_DATA BLOCK:_
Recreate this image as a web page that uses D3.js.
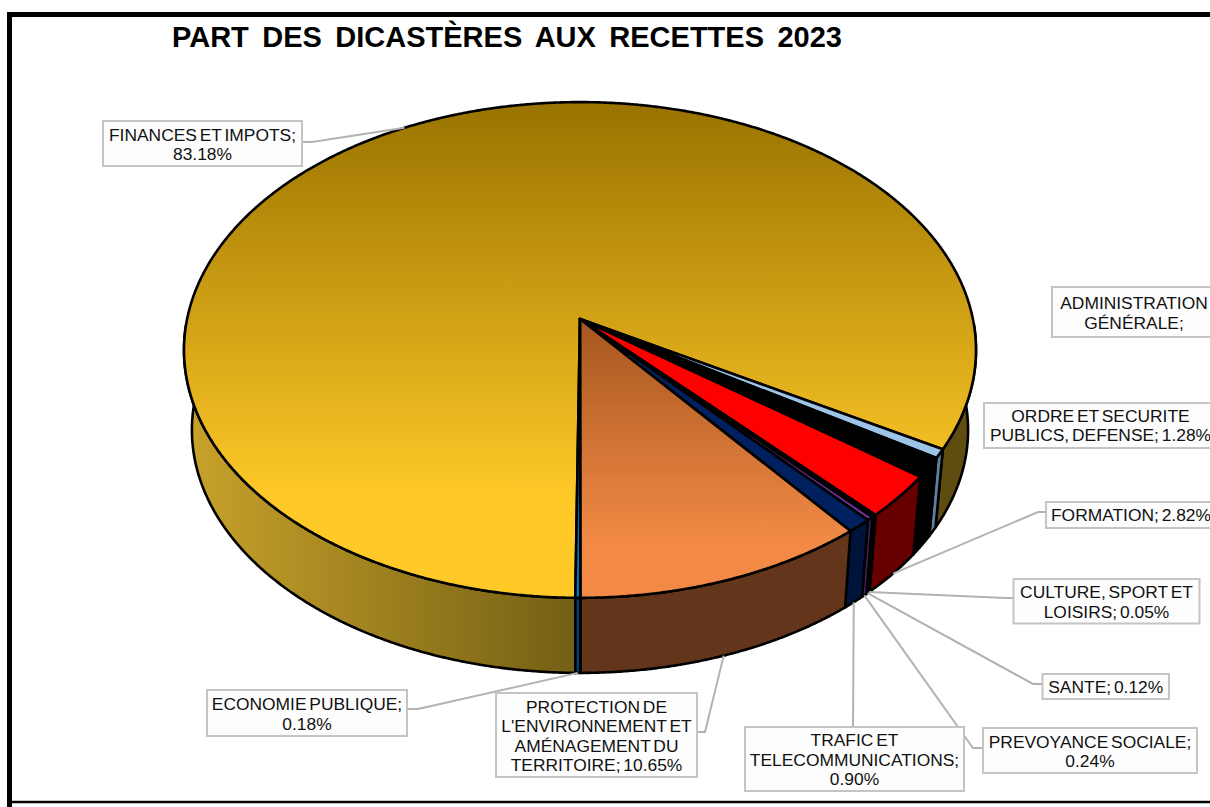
<!DOCTYPE html>
<html lang="fr"><head><meta charset="utf-8">
<script src="https://cdn.jsdelivr.net/npm/d3@7"></script>
<style>html,body{margin:0;padding:0;background:#fff;overflow:hidden}svg{display:block}
text{font-family:"Liberation Sans",Arial,sans-serif;fill:#111}</style></head><body>
<svg id="c" width="1210" height="807"></svg>
<script>
const titleText = "PART DES DICASTÈRES AUX RECETTES 2023";
const categories = ["FINANCES ET IMPOTS","ADMINISTRATION GÉNÉRALE","ORDRE ET SECURITE PUBLICS, DEFENSE","FORMATION","CULTURE, SPORT ET LOISIRS","SANTE","PREVOYANCE SOCIALE","TRAFIC ET TELECOMMUNICATIONS","PROTECTION DE L'ENVIRONNEMENT ET AMÉNAGEMENT DU TERRITOIRE","ECONOMIE PUBLIQUE"];
const values = [83.18,0.58,1.28,2.82,0.05,0.12,0.24,0.90,10.65,0.18];
const labelLines = [["FINANCES ET IMPOTS;","83.18%"],["ADMINISTRATION","GÉNÉRALE;"],["ORDRE ET SECURITE","PUBLICS, DEFENSE; 1.28%"],["FORMATION; 2.82%"],["CULTURE, SPORT ET","LOISIRS; 0.05%"],["SANTE; 0.12%"],["PREVOYANCE SOCIALE;","0.24%"],["TRAFIC ET","TELECOMMUNICATIONS;","0.90%"],["PROTECTION DE","L'ENVIRONNEMENT ET","AMÉNAGEMENT DU","TERRITOIRE; 10.65%"],["ECONOMIE PUBLIQUE;","0.18%"]];
const topColors = [["#997300","#ffc928"],["#9dc3e6","#9dc3e6"],["#000000","#000000"],["#ff0000","#ff0000"],["#000000","#000000"],["#000000","#000000"],["#7030a0","#7030a0"],["#002060","#002060"],["#a5561f","#f28a45"],["#0070c0","#0070c0"]];
const wallColors = [["#c8a22a","#735f14"],["#5f7f9f","#5f7f9f"],["#000000","#000000"],["#660000","#660000"],["#000000","#000000"],["#000000","#000000"],["#43205f","#43205f"],["#00133a","#00133a"],["#63351b","#5e321a"],["#004070","#004070"]];

// label boxes and leader bends (layout only)
const boxes = [
 {x:103,y:121,w:199,h:45,tx:202.5,bend:[[302,142],[312,142]],rim:"top"},
 {x:1052,y:287,w:200,h:50,tx:1134},
 {x:984,y:403,w:260,h:45,tx:1100.5,dy:-1},
 {x:1046,y:502,w:200,h:26,tx:1131,dy:-1,bend:[[1046,512],[1038,512]]},
 {x:1013.5,y:579,w:186,h:44.5,bend:[[1013,598],[1006,598]]},
 {x:1042.5,y:674,w:126.5,h:25,bend:[[1042,684],[1033,684]]},
 {x:983,y:728,w:214,h:45,bend:[[983,748],[973,748]]},
 {x:745,y:727,w:219,h:64,bend:[[853,727],[853,727]]},
 {x:496,y:693,w:201,h:84,bend:[[697,732],[705,732]]},
 {x:207,y:690,w:200,h:46,bend:[[407,709],[418,709]]}
];

const svg = d3.select("#c");
// perspective model of the pie
const cx=580, cy=319, a=392.9, b=244, k=0.125, vy=4350, s=0.98;
const proj = t => { const u=Math.sin(t), v=-Math.cos(t), d=1-k*v; return [cx+a*u/d, cy+b*v/d]; };
const lower = p => [cx+s*(p[0]-cx), vy+s*(p[1]-vy)];
const isOutside = p => { const dx=p[0]-cx, dy=p[1]-cy; const v=dy/(b+k*dy), u=dx*(1-k*v)/a; return u*u+v*v>1; };
const line=d3.line();
const start=180.6*Math.PI/180;
const pie=d3.pie().sort(null).startAngle(start).endAngle(start+2*Math.PI)(values);
const samples=(t0,t1)=>{const n=Math.max(2,Math.ceil((t1-t0)/0.005));return d3.range(n+1).map(i=>t0+(t1-t0)*i/n);};

const defs=svg.append("defs");
pie.forEach((d,i)=>{
  const pts=samples(d.startAngle,d.endAngle).map(proj);
  const ys=pts.map(p=>p[1]).concat(cy);
  const y0=d3.min(ys), y1=d3.max(ys);
  defs.append("linearGradient").attr("id","t"+i).attr("gradientUnits","userSpaceOnUse")
    .attr("x1",0).attr("x2",0).attr("y1",y0).attr("y2",y0+(y1-y0)*0.8)
    .selectAll("stop").data(topColors[i]).join("stop").attr("offset",(c,j)=>j).attr("stop-color",c=>c);
});
defs.append("linearGradient").attr("id","w0").attr("gradientUnits","userSpaceOnUse")
  .attr("x1",187).attr("x2",577).attr("y1",0).attr("y2",0)
  .selectAll("stop").data(wallColors[0]).join("stop").attr("offset",(c,j)=>j).attr("stop-color",c=>c);

// frame
svg.append("path").attr("d","M7,14.5H1210").attr("stroke","#000").attr("stroke-width",5);
svg.append("path").attr("d","M9.5,12V807").attr("stroke","#000").attr("stroke-width",5);
svg.append("path").attr("d","M7,802H1210").attr("stroke","#000").attr("stroke-width",2.4);

// walls
const gW=svg.append("g");
pie.forEach((d,i)=>{
  const ts=samples(d.startAngle,d.endAngle);
  let runs=[],cur=null;
  ts.forEach(t=>{const vis=isOutside(lower(proj(t)));
    if(vis){if(!cur){cur=[];runs.push(cur);}cur.push(t);}else cur=null;});
  runs.forEach(r=>{
    const top=r.map(proj), bot=r.map(t=>lower(proj(t))).reverse();
    const isRight = i===0 && Math.sin(r[0])>0.3;
    gW.append("path").attr("d",line(top.concat(bot))+"Z")
      .attr("fill", i===0 ? (isRight?"#5f4c10":"url(#w0)") : wallColors[i][0])
      .attr("stroke","#000").attr("stroke-width",2.6).attr("stroke-linejoin","round");
  });
});
// top faces
const gT=svg.append("g");
pie.forEach((d,i)=>{
  const pts=[[cx,cy]].concat(samples(d.startAngle,d.endAngle).map(proj));
  gT.append("path").attr("d",line(pts)+"Z").attr("fill",`url(#t${i})`)
    .attr("stroke","#000").attr("stroke-width",2.6).attr("stroke-linejoin","round");
});

// leaders
const gL=svg.append("g");
pie.forEach((d,i)=>{
  const bx=boxes[i]; if(!bx.bend) return;
  const p=proj((d.startAngle+d.endAngle)/2);
  const end=bx.rim==="top"?p:lower(p);
  gL.append("path").attr("d",line(bx.bend.concat([end]))).attr("fill","none").attr("stroke","#b2b2b2").attr("stroke-width",2);
});
// labels
const gB=svg.append("g");
boxes.forEach((bx,i)=>{
  gB.append("rect").attr("x",bx.x).attr("y",bx.y).attr("width",bx.w).attr("height",bx.h)
    .attr("fill","#fdfdfd").attr("stroke","#c4c4c4").attr("stroke-width",2);
  const lines=labelLines[i], lh=19.4, tx=bx.tx||bx.x+bx.w/2;
  const y0=bx.y+bx.h/2-(lines.length-1)*lh/2+6.8+(bx.dy||0);
  lines.forEach((l,j)=>gB.append("text").attr("x",tx).attr("y",y0+j*lh).attr("text-anchor","middle")
    .attr("font-size",17.4).style("word-spacing","-2px").text(l));
});
// title
svg.append("text").attr("x",172).attr("y",47).attr("font-size",29).attr("font-weight","bold").style("word-spacing","5.4px").style("fill","#000").text(titleText);
</script></body></html>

_GOAL:_ Restate the data above exactly, stripping out each image.

_RESULT FOR THIS EXERCISE:_
Recreate this image as a web page that uses D3.js.
<!DOCTYPE html>
<html lang="fr"><head><meta charset="utf-8">
<script src="https://cdn.jsdelivr.net/npm/d3@7"></script>
<style>html,body{margin:0;padding:0;background:#fff;overflow:hidden}svg{display:block}
text{font-family:"Liberation Sans",Arial,sans-serif;fill:#111}</style></head><body>
<svg id="c" width="1210" height="807"></svg>
<script>
const titleText = "PART DES DICASTÈRES AUX RECETTES 2023";
const categories = ["FINANCES ET IMPOTS","ADMINISTRATION GÉNÉRALE","ORDRE ET SECURITE PUBLICS, DEFENSE","FORMATION","CULTURE, SPORT ET LOISIRS","SANTE","PREVOYANCE SOCIALE","TRAFIC ET TELECOMMUNICATIONS","PROTECTION DE L'ENVIRONNEMENT ET AMÉNAGEMENT DU TERRITOIRE","ECONOMIE PUBLIQUE"];
const values = [83.18,0.58,1.28,2.82,0.05,0.12,0.24,0.90,10.65,0.18];
const labelLines = [["FINANCES ET IMPOTS;","83.18%"],["ADMINISTRATION","GÉNÉRALE;"],["ORDRE ET SECURITE","PUBLICS, DEFENSE; 1.28%"],["FORMATION; 2.82%"],["CULTURE, SPORT ET","LOISIRS; 0.05%"],["SANTE; 0.12%"],["PREVOYANCE SOCIALE;","0.24%"],["TRAFIC ET","TELECOMMUNICATIONS;","0.90%"],["PROTECTION DE","L'ENVIRONNEMENT ET","AMÉNAGEMENT DU","TERRITOIRE; 10.65%"],["ECONOMIE PUBLIQUE;","0.18%"]];
const topColors = [["#997300","#ffc928"],["#9dc3e6","#9dc3e6"],["#000000","#000000"],["#ff0000","#ff0000"],["#000000","#000000"],["#000000","#000000"],["#7030a0","#7030a0"],["#002060","#002060"],["#a5561f","#f28a45"],["#0070c0","#0070c0"]];
const wallColors = [["#c8a22a","#735f14"],["#5f7f9f","#5f7f9f"],["#000000","#000000"],["#660000","#660000"],["#000000","#000000"],["#000000","#000000"],["#43205f","#43205f"],["#00133a","#00133a"],["#63351b","#5e321a"],["#004070","#004070"]];

// label boxes and leader bends (layout only)
const boxes = [
 {x:103,y:121,w:199,h:45,tx:202.5,bend:[[302,142],[312,142]],rim:"top"},
 {x:1052,y:287,w:200,h:50,tx:1134},
 {x:984,y:403,w:260,h:45,tx:1100.5,dy:-1},
 {x:1046,y:502,w:200,h:26,tx:1131,dy:-1,bend:[[1046,512],[1038,512]]},
 {x:1013.5,y:579,w:186,h:44.5,bend:[[1013,598],[1006,598]]},
 {x:1042.5,y:674,w:126.5,h:25,bend:[[1042,684],[1033,684]]},
 {x:983,y:728,w:214,h:45,bend:[[983,748],[973,748]]},
 {x:745,y:727,w:219,h:64,bend:[[853,727],[853,727]]},
 {x:496,y:693,w:201,h:84,bend:[[697,732],[705,732]]},
 {x:207,y:690,w:200,h:46,bend:[[407,709],[418,709]]}
];

const svg = d3.select("#c");
// perspective model of the pie
const cx=580, cy=319, a=392.9, b=244, k=0.125, vy=4350, s=0.98;
const proj = t => { const u=Math.sin(t), v=-Math.cos(t), d=1-k*v; return [cx+a*u/d, cy+b*v/d]; };
const lower = p => [cx+s*(p[0]-cx), vy+s*(p[1]-vy)];
const isOutside = p => { const dx=p[0]-cx, dy=p[1]-cy; const v=dy/(b+k*dy), u=dx*(1-k*v)/a; return u*u+v*v>1; };
const line=d3.line();
const start=180.6*Math.PI/180;
const pie=d3.pie().sort(null).startAngle(start).endAngle(start+2*Math.PI)(values);
const samples=(t0,t1)=>{const n=Math.max(2,Math.ceil((t1-t0)/0.005));return d3.range(n+1).map(i=>t0+(t1-t0)*i/n);};

const defs=svg.append("defs");
pie.forEach((d,i)=>{
  const pts=samples(d.startAngle,d.endAngle).map(proj);
  const ys=pts.map(p=>p[1]).concat(cy);
  const y0=d3.min(ys), y1=d3.max(ys);
  defs.append("linearGradient").attr("id","t"+i).attr("gradientUnits","userSpaceOnUse")
    .attr("x1",0).attr("x2",0).attr("y1",y0).attr("y2",y0+(y1-y0)*0.8)
    .selectAll("stop").data(topColors[i]).join("stop").attr("offset",(c,j)=>j).attr("stop-color",c=>c);
});
defs.append("linearGradient").attr("id","w0").attr("gradientUnits","userSpaceOnUse")
  .attr("x1",187).attr("x2",577).attr("y1",0).attr("y2",0)
  .selectAll("stop").data(wallColors[0]).join("stop").attr("offset",(c,j)=>j).attr("stop-color",c=>c);

// frame
svg.append("path").attr("d","M7,14.5H1210").attr("stroke","#000").attr("stroke-width",5);
svg.append("path").attr("d","M9.5,12V807").attr("stroke","#000").attr("stroke-width",5);
svg.append("path").attr("d","M7,802H1210").attr("stroke","#000").attr("stroke-width",2.4);

// walls
const gW=svg.append("g");
pie.forEach((d,i)=>{
  const ts=samples(d.startAngle,d.endAngle);
  let runs=[],cur=null;
  ts.forEach(t=>{const vis=isOutside(lower(proj(t)));
    if(vis){if(!cur){cur=[];runs.push(cur);}cur.push(t);}else cur=null;});
  runs.forEach(r=>{
    const top=r.map(proj), bot=r.map(t=>lower(proj(t))).reverse();
    const isRight = i===0 && Math.sin(r[0])>0.3;
    gW.append("path").attr("d",line(top.concat(bot))+"Z")
      .attr("fill", i===0 ? (isRight?"#5f4c10":"url(#w0)") : wallColors[i][0])
      .attr("stroke","#000").attr("stroke-width",2.6).attr("stroke-linejoin","round");
  });
});
// top faces
const gT=svg.append("g");
pie.forEach((d,i)=>{
  const pts=[[cx,cy]].concat(samples(d.startAngle,d.endAngle).map(proj));
  gT.append("path").attr("d",line(pts)+"Z").attr("fill",`url(#t${i})`)
    .attr("stroke","#000").attr("stroke-width",2.6).attr("stroke-linejoin","round");
});

// leaders
const gL=svg.append("g");
pie.forEach((d,i)=>{
  const bx=boxes[i]; if(!bx.bend) return;
  const p=proj((d.startAngle+d.endAngle)/2);
  const end=bx.rim==="top"?p:lower(p);
  gL.append("path").attr("d",line(bx.bend.concat([end]))).attr("fill","none").attr("stroke","#b2b2b2").attr("stroke-width",2);
});
// labels
const gB=svg.append("g");
boxes.forEach((bx,i)=>{
  gB.append("rect").attr("x",bx.x).attr("y",bx.y).attr("width",bx.w).attr("height",bx.h)
    .attr("fill","#fdfdfd").attr("stroke","#c4c4c4").attr("stroke-width",2);
  const lines=labelLines[i], lh=19.4, tx=bx.tx||bx.x+bx.w/2;
  const y0=bx.y+bx.h/2-(lines.length-1)*lh/2+6.8+(bx.dy||0);
  lines.forEach((l,j)=>gB.append("text").attr("x",tx).attr("y",y0+j*lh).attr("text-anchor","middle")
    .attr("font-size",17.4).style("word-spacing","-2px").text(l));
});
// title
svg.append("text").attr("x",172).attr("y",47).attr("font-size",29).attr("font-weight","bold").style("word-spacing","5.4px").style("fill","#000").text(titleText);
</script></body></html>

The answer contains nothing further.